Setting Up Your Coding Tools

Before you can start coding, you need to set up your coding tools.

Be sure to create or install all of the following listed below:

Setting Up Visual Studio Code

For this course, you will be working in a integrated development environment (IDE) called Visual Studio Code.

This is where you will write and run your code.

We have created a Visual Studio Code installation guide for you to follow.

Setting Up Your Terminal

We will be using the terminal to keep track of our code. You will need to make sure that your terminal is set up.

This tool is used for giving commands to your code to run or start. This tool is also used to help track the status of your code as you work on it. We will learn about it more in later chapters.

We have created a Terminal installation guide for you to follow.

Setting Up Node.js

Once your terminal has been installed, you will need to install Node.js. This will install the NPM Command Line Interface (CLI), which will allow you to run specialized commands in your terminal.

You will use these commands to run, build, and test your JavaScript code as you work through this course.

We have created a Node.js installation guide for you to follow.

Setting Up Git

In the terminal, we will be using Git. Git is a version control tool, or a way to track and manage changes in your code. We will explore it more later in this course. In the next section of this chapter, you will learn the basic git commands needed to work with the codebases in this course.

We have created a Git installation guide for you to follow.

Creating Your GitHub Account

GitHub is an online software development platform that can store your code and help you track changes in its development using Git. The majority of the code you will use in this course is stored on GitHub. As an online platform, GitHub makes it easy to share code between developers, development teams, and potential employers.

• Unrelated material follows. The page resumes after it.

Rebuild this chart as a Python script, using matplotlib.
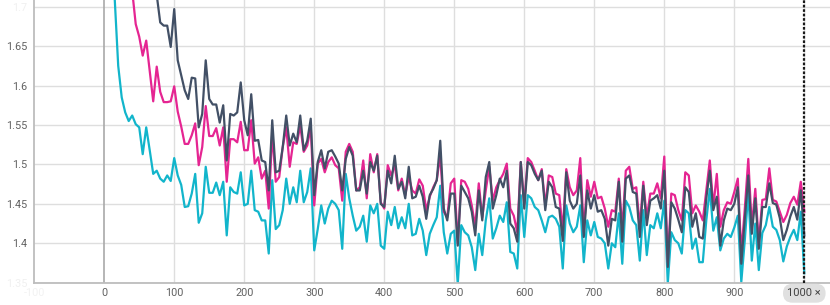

We use GitHub to hold all of the starter code for this course in ‘repositories’, or ‘repos’. A repository is just a place to keep code online, where multiple people can see and edit it. Starter code is usually code that is lacking functionality or a complete solution. We often provide stater code for examples, exercises, studios, and graded assignments. You will work on completing the code as you work through this course. You will use GitHub a lot in this course.

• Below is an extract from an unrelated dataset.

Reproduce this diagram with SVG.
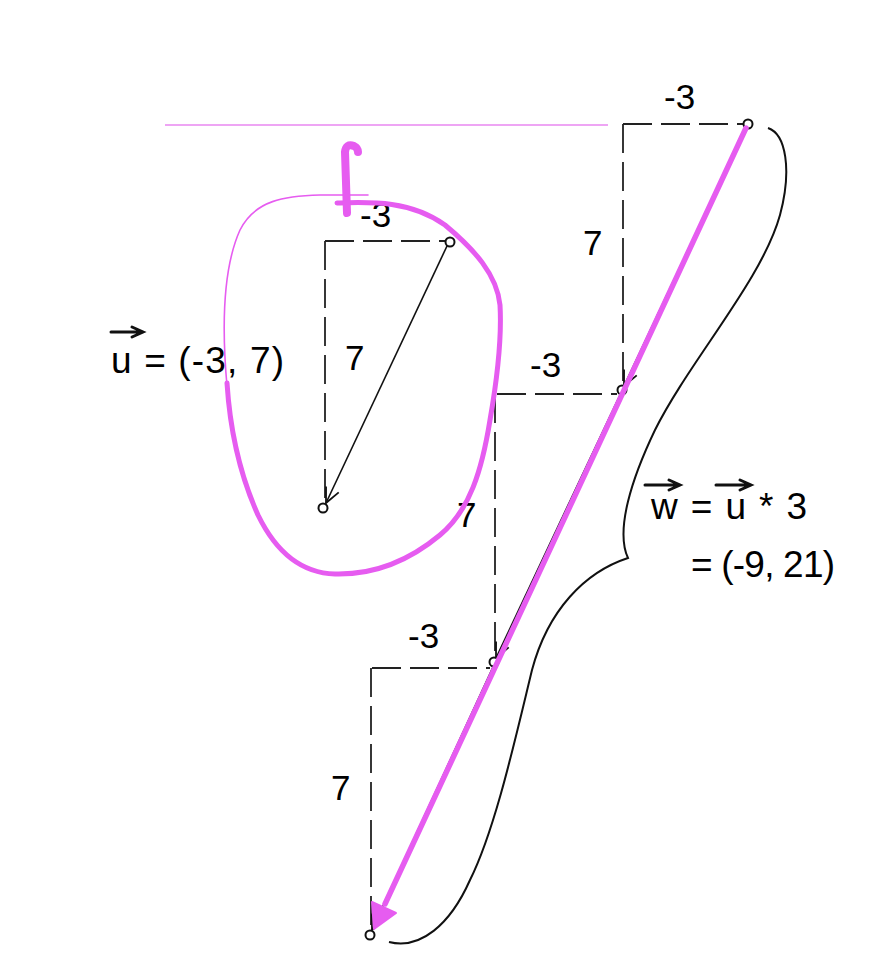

You will need to sign up for a free account using your email.


Your GitHub account username is something that you may share with other developers. This article can offer you some guidance with deciding on your username.


In order to work with the starter code for this course, you will need to take some extra authentication steps so your computer can securely communicate with GitHub. This will mean either creating a Personal Access Token or SSH key .

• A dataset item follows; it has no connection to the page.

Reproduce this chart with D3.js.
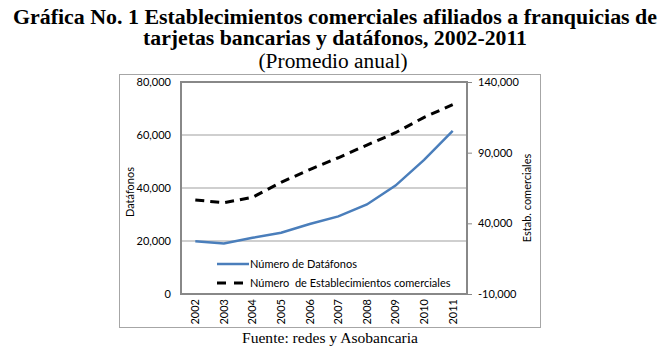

The Github Personal Access Token will act as a password when you are sending requests to Github. Should you decide to create a personal access token, you will need to enter in your username and password when pushing new code to your repositories.

Should you choose to create a new ssh-key, you will not need to enter in your Github username or personal access token when sending requests to Github from your computer.

Only one of the above methods of authentication is required.

Creating Your GitHub Personal Access Token (PAT)

GitHub has more information on PAT and Managing your personal access tokens .

To create your PAT, we suggest following their walkthrough: Creating a personal access token (classic) .

A few tips when creating your PAT:

  1. Provide a note about this PAT. This will help you remember what you are using it for.
  2. You can set your PAT to never expire. This is not the best practice, but you are able to do it. We suggest using the Custom… option and setting it for a year.
  3. When you are asked to Select scopes the only checkbox you should need is the repo box. This is the only scope you will need for this class.
  4. Scroll down to the bottom of the page and click the green box to generate your new token.
  5. You will see your new token. Be sure to save your PAT somewhere secure, like a password manager and not a word document. You will need to enter it in your terminal in order to access course repositories. You will use it on the next page of this book, so keep it close.

Once you have created a new Personal Access Token be sure to read information about how to use a personal access token on the command line

Creating Your Github SSH Key

As an alternative to interacting with GitHub via HTTPS, developers can use the SSH protocol instead. A description of the differences between HTTPS and SSH is beyond the scope of this text. However, we don’t need to understand the nuts and bolts of SSH. We just need to be able to use it.

With an SSH key, you can connect to your GitHub repositories without needing to enter your username and PAT each time you push, pull, or perform some other action. This sounds great! The drawback is that it takes more work to set up.

As we mentioned before, this book assumes that you are using the HTTPS protocol. However, the GitHub developers make it easy to use either one. If you would like to explore how to create an SSH key, here are the relevant instructions:

  1. General info about GitHub and SSH
  2. Generate a new SSH key
  3. Add the SSH key to your GitHub account
  4. Protecting your SSH key

For each page, make sure you click on the tab that matches your operating system (Mac, Windows, Linux).

Sounds like you are ready to start coding your first program.